“You never think of that crap do you? Civilization man. We take a lot of things for granted,” Punch.
Life goes on for the small society that has come to know one another as family after the zombie apocalypse. While Flex, Gem, Hemp, Charlie, Trina and Taylor cope living in a world surrounded by rotters a very real diabolical threat has presented itself in the form of the Diphtheria virus among the youth. Will Flex be able to retrieve the crucial antitoxin for his newly born son Flexy? Will Dave and Serena return with Uncle Bug and infant prodigy Isis? Will they overcome the odds and adversity all in the midst of a relentless South Carolina hurricane or will they ultimately find their demise in The Gathering Storm?
The sixth edition of the runaway hit zombie series Dead Hunger finds us in the first person narrative of Flex Sheridan. Aptly enough the chronicles do a complete three sixty where the tales all began. More accurately the plot unfolds in the prose of each Flex and his significant other Gem. Their collective contrast is an infectious voice; pitting both Flex’s rough and tumble, no nonsense approach to Gem’s tender nurturing anecdote with an undeniable undertone of ruthlessness. Combined their recollection appeals to a vast audience making this volume a certified page turner every bit as much as its predecessors. The very prose of the story is symbolism of evolution among the survivors. We’ve endured, sustained, survived, kicked ass and asked questions later right alongside with Flex, Gem, Hemp, Charlie, Dave and the others. We’ve watched them mature, grow and come to cherish them.
Author Eric A. Shelman consistently and continuously reinvents the zombie chronicles forever captivating avid fans and first timers alike. Dead Hunger VI: The Gathering Storm harnesses the momentum from its previous five editions unleashing a fury of unrelenting action and pulse pounding suspense.
Unprecedented character interaction is once again high-lighted. While we’ve come to depend upon the staple individuals, we’re introduced further into the lives of Lola, Rachel, Nelson, Uncle Bug and child prodigy Isis as well as introduced to former U.S. Marine, Punch. The varying personalities keep each situation adventurous and the dialogue flows realistically. The Dead Hunger reading experience in this regard can best be described as being a fly on the wall and witnessing it all unfold.
Flex’s introductory narrative summarizes the series leading up to the Gathering Storm quite nicely. His review is delivered with informative insight rather than succumbing to the temptation of exorbitant exposition. The sixth volume in any series is quite an achievement. Yet the Gathering Storm could as easily be enjoyed as a stand-alone novel for new comers as it could as easily be ravenously consumed by its die-hard fan base.
A descent balance of scientific circumstance and realism is delivered to suspend the plausibility of the plot. We question not the DH survivor’s predicament while empathizing with their plight. Considerable research into such variables as the Diphtheria virus and anti-toxin, weather elements associated with hurricane activity and sociological elements in how human behaviour can run amok in a crisis related society are all indicative and a well-rounded progressive author. Shelman knows his market audience well and can seemingly draft three steps ahead of where our collective subconscious and imagination will take us.
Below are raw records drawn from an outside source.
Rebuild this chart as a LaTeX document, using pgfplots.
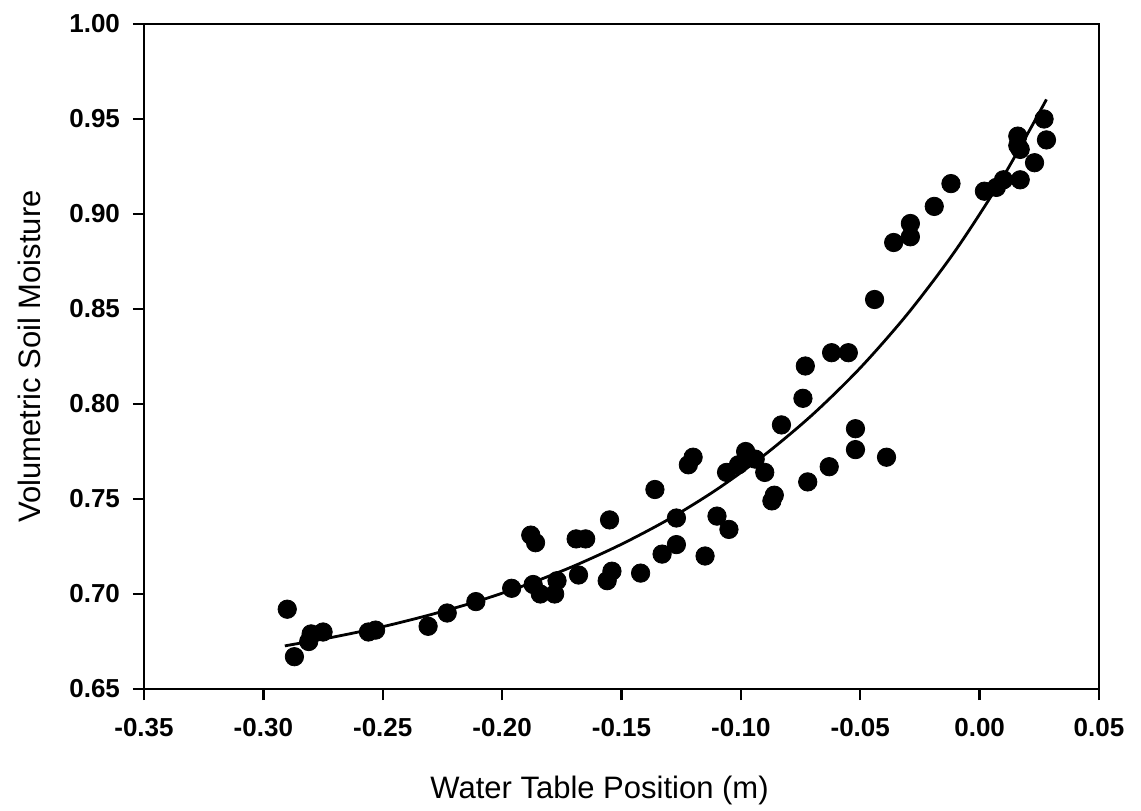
\documentclass[border=0pt]{standalone}
\usepackage{fontspec}
\setmainfont{Liberation Sans}
\usepackage{pgfplots}
\pgfplotsset{compat=1.18}
\begin{document}
\begin{tikzpicture}
\begin{axis}[
  scale only axis, width=477.5pt, height=332.5pt,
  xmin=-0.35, xmax=0.05, ymin=0.65, ymax=1.00,
  xtick={-0.35,-0.30,-0.25,-0.20,-0.15,-0.10,-0.05,0.00,0.05},
  xticklabels={-0.35,-0.30,-0.25,-0.20,-0.15,-0.10,-0.05,0.00,0.05},
  ytick={0.65,0.70,0.75,0.80,0.85,0.90,0.95,1.00},
  yticklabels={0.65,0.70,0.75,0.80,0.85,0.90,0.95,1.00},
  tick align=outside, xtick pos=lower, ytick pos=left,
  major tick length=5.5pt,
  axis line style={line width=1.3pt},
  major tick style={line width=1.2pt, black},
  ticklabel style={font=\fontsize{13}{14}\selectfont\bfseries},
  xticklabel style={yshift=-5.5pt},
  yticklabel style={xshift=-3pt},
  xlabel={Water Table Position (m)},
  ylabel={Volumetric Soil Moisture},
  every axis x label/.style={at={(axis description cs:0.477,-0.152)}, anchor=center, font=\fontsize{15.5}{16}\selectfont},
  every axis y label/.style={at={(axis description cs:-0.12,0.5)}, rotate=90, anchor=center, font=\fontsize{15.5}{16}\selectfont},
  clip=false,
]
\addplot[black, line width=1.4pt, smooth] coordinates {
(-0.291,0.6727) (-0.27,0.6775) (-0.25,0.6828) (-0.23,0.6891) (-0.21,0.6963)
(-0.19,0.7048) (-0.17,0.7147) (-0.15,0.7262) (-0.13,0.7395) (-0.11,0.7551)
(-0.09,0.7733) (-0.07,0.7944) (-0.05,0.8190) (-0.03,0.8477) (-0.01,0.8810)
(0.01,0.9199) (0.028,0.9603)
};
\addplot[only marks, mark=*, mark size=4.6pt, black] coordinates {
(-0.290,0.692) (-0.287,0.667) (-0.281,0.675) (-0.280,0.679) (-0.275,0.680)
(-0.256,0.680) (-0.253,0.681) (-0.231,0.683) (-0.223,0.690) (-0.211,0.696)
(-0.196,0.703) (-0.187,0.705) (-0.184,0.700) (-0.178,0.700) (-0.177,0.707)
(-0.188,0.731) (-0.186,0.727) (-0.169,0.729) (-0.165,0.729) (-0.168,0.710)
(-0.155,0.739) (-0.156,0.707) (-0.154,0.712) (-0.142,0.711) (-0.136,0.755)
(-0.133,0.721) (-0.127,0.726) (-0.127,0.740) (-0.122,0.768) (-0.120,0.772)
(-0.115,0.720) (-0.110,0.741) (-0.105,0.734) (-0.106,0.764) (-0.101,0.768)
(-0.098,0.775) (-0.094,0.771) (-0.090,0.764) (-0.087,0.749) (-0.086,0.752)
(-0.083,0.789) (-0.072,0.759) (-0.073,0.820) (-0.062,0.827) (-0.055,0.827)
(-0.074,0.803) (-0.052,0.787) (-0.052,0.776) (-0.039,0.772) (-0.063,0.767)
(-0.019,0.904) (-0.029,0.895) (-0.029,0.888) (-0.036,0.885) (-0.044,0.855)
(0.027,0.950) (0.028,0.939) (0.016,0.941) (0.016,0.936) (0.017,0.934)
(0.023,0.927) (0.017,0.918) (0.010,0.918) (0.007,0.914) (0.002,0.912)
(-0.012,0.916)
};
\end{axis}
\pgfresetboundingbox
\path (-72pt,-60.5pt) rectangle (498.5pt,344.5pt);
\end{tikzpicture}
\end{document}
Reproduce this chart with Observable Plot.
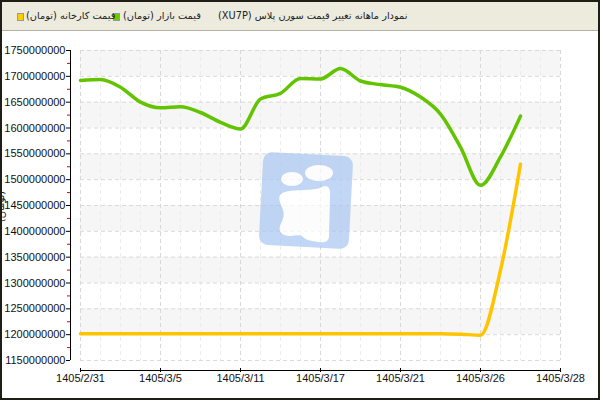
<!DOCTYPE html>
<html>
<head>
<meta charset="utf-8">
<script src="https://cdn.jsdelivr.net/npm/d3@7"></script>
<script src="https://cdn.jsdelivr.net/npm/@observablehq/plot@0.6"></script>
<style>
  body { margin: 0; background: #fff; }
  #box {
    position: relative; width: 600px; height: 400px; box-sizing: border-box;
    border: 2px solid #1e1e16; overflow: hidden; background: #fff;
  }
  #head {
    position: relative; height: 28px; background: #ecebde; border-bottom: 1px solid #b4b3a6;
    font-family: "DejaVu Sans", sans-serif; font-size: 9.8px; color: #222;
  }
  #head span { position: absolute; top: 8px; white-space: nowrap; direction: rtl; }
  .sw { position: absolute; top: 11px; width: 5px; height: 6px; border: 1px solid #999; }
  #ylab {
    position: absolute; left: -17px; top: 199px; transform: rotate(-90deg);
    font-family: "DejaVu Sans", sans-serif; font-size: 10px; color: #222; direction: rtl;
  }
  #mark { position: absolute; left: 254px; top: 148px; opacity: 0.7; }
</style>
</head>
<body>
<div id="box">
  <div id="head">
    <span style="left:216px">نمودار ماهانه تغییر قیمت سورن پلاس (XU7P)</span>
    <span style="left:121px">قیمت بازار (تومان)</span>
    <div class="sw" style="left:111px;background:#66cc00"></div>
    <span style="left:24px">قیمت کارخانه (تومان)</span>
    <div class="sw" style="left:15px;background:#ffcc00"></div>
  </div>
  <div id="chart"></div>
  <div id="ylab">(تومان)</div>
  <svg id="mark" width="100" height="104" viewBox="0 0 100 104">
    <rect x="5" y="4" width="90" height="93" rx="9" fill="#a9c7f2" transform="rotate(3 50 50)"/>
    <ellipse cx="36" cy="29" rx="11" ry="7" fill="#fff"/>
    <ellipse cx="63" cy="23" rx="14" ry="8" fill="#fff"/>
    <path d="M25 44 C32 38 58 42 66 37 C72 34 75 39 74 46 L73 86 C73 92 68 93 62 92 C55 91 50 90 47 87 C44 84 40 86 34 86 C27 86 22 82 24 76 C26 71 29 66 27 60 C25 54 21 48 25 44 Z" fill="#fff"/>
  </svg>
</div>
<script>
// قیمت بازار و قیمت کارخانه (تومان) per point
const market = [1692e6, 1694e6, 1679e6, 1650e6, 1639e6, 1641e6, 1630e6, 1611e6, 1598e6, 1656e6,
  1667e6, 1696e6, 1695e6, 1715e6, 1691e6, 1684e6, 1679e6, 1660e6, 1627e6, 1563e6, 1489e6, 1544e6, 1623e6]
const factory = [1202e6, 1202e6, 1202e6, 1202e6, 1202e6, 1202e6, 1202e6, 1202e6, 1202e6, 1202e6,
  1202e6, 1202e6, 1202e6, 1202e6, 1202e6, 1202e6, 1202e6, 1202e6, 1202e6, 1201e6, 1199e6, 1325e6, 1530e6]

const xTickIdx = [0, 4, 8, 12, 16, 20, 24]
const xTickLabels = ["1405/2/31", "1405/3/5", "1405/3/11", "1405/3/17", "1405/3/21", "1405/3/26", "1405/3/28"]
const xDomain = [0, 24]

const yDomain = [1150e6, 1750e6]
const yTicks = [1150e6, 1200e6, 1250e6, 1300e6, 1350e6, 1400e6, 1450e6, 1500e6, 1550e6, 1600e6, 1650e6, 1700e6, 1750e6]
const yMinor = [1175e6, 1225e6, 1275e6, 1325e6, 1375e6, 1425e6, 1475e6, 1525e6, 1575e6, 1625e6, 1675e6, 1725e6]
const bandStart = [1200e6, 1300e6, 1400e6, 1500e6, 1600e6, 1700e6]
const bandSize = 50e6

const rows = market.map((v, i) => ({i: i, market: v, factory: factory[i]}))
const bands = bandStart.map(b => ({lo: b, hi: b + bandSize}))
const allIdx = d3.range(xDomain[0], xDomain[1] + 1)

const dash = "4,3"

let plot = Plot.plot({
  width: 596,
  height: 367,
  marginLeft: 78,
  marginRight: 38,
  marginTop: 19,
  marginBottom: 38,
  style: {fontFamily: "'Liberation Sans', sans-serif", fontSize: "11px", color: "#111", background: "transparent"},
  x: {domain: xDomain, axis: null, label: null},
  y: {domain: yDomain, axis: null, label: null},
  marks: [
    Plot.rect(bands, {x1: xDomain[0], x2: xDomain[1], y1: "lo", y2: "hi", fill: "#f6f6f6"}),
    Plot.ruleX(allIdx, {stroke: "#ececec", strokeDasharray: dash}),
    Plot.ruleX(xTickIdx, {stroke: "#d8d8d8", strokeDasharray: dash}),
    Plot.ruleY(yTicks, {stroke: "#dadada", strokeDasharray: dash}),
    // offset axis lines
    Plot.ruleX([xDomain[0]], {y1: yDomain[0], y2: yDomain[1], dx: -10, stroke: "#000"}),
    Plot.ruleY([yDomain[0]], {x1: xDomain[0], x2: xDomain[1], dy: 10, stroke: "#000"}),
    Plot.axisY(yTicks, {tickSize: 4, tickPadding: 1, dx: -10, stroke: "#000", label: null, tickFormat: d3.format("d")}),
    Plot.axisY(yMinor, {tickSize: 3, tickPadding: 0, dx: -10, stroke: "#e00000", label: null, tickFormat: () => ""}),
    Plot.axisX(xTickIdx, {tickSize: 4, tickPadding: 2, dy: 8, stroke: "#000", label: null,
      tickFormat: i => xTickLabels[xTickIdx.indexOf(i)]}),
    Plot.line(rows, {x: "i", y: "factory", curve: "monotone-x", stroke: "#ffc400", strokeWidth: 3.5}),
    Plot.line(rows, {x: "i", y: "market", curve: "monotone-x", stroke: "#62c400", strokeWidth: 3.5}),
  ]
})

document.getElementById("chart").append(plot)
</script>
</body>
</html>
The zombies in their own right become a virtual back drop in this odyssey, threatening to wreak havoc at any time. The plot infrastructure is testament to sound conflict escalation and perpetual suspense. We, as the reader sense their presence but somehow our involuntary guard is let down as we cheer Flex on in his quest to return with the antitoxin and squirm anxiously as the survivors vie to prepare against the fury of the storm.
The creativity and innovation of infant Isis is extraordinary, leaps and bounds ahead of its time in contemporary zombielore. Just when you think everything has been done already in zombie related fiction, Shelman changes the questions just when we thought we had all the answers.
Upon the final act the action that unfolds is dizzying in its complexity and will have readers devouring page after page. Most Shelman readers typically consume his work within two to three sittings and rarely linger between feedings. A true indication of a tale for the ages is the awkward moment when you realize you’re getting sad the story is almost over.
Although I do miss those awkward moment gags, rest assured the Gathering Storm will render you spell bound awaiting more.
A touching afterword is scribed by the author offering insight behind the scenes of Dead Hunger’s conception and what makes the series so infectious from paragraph one.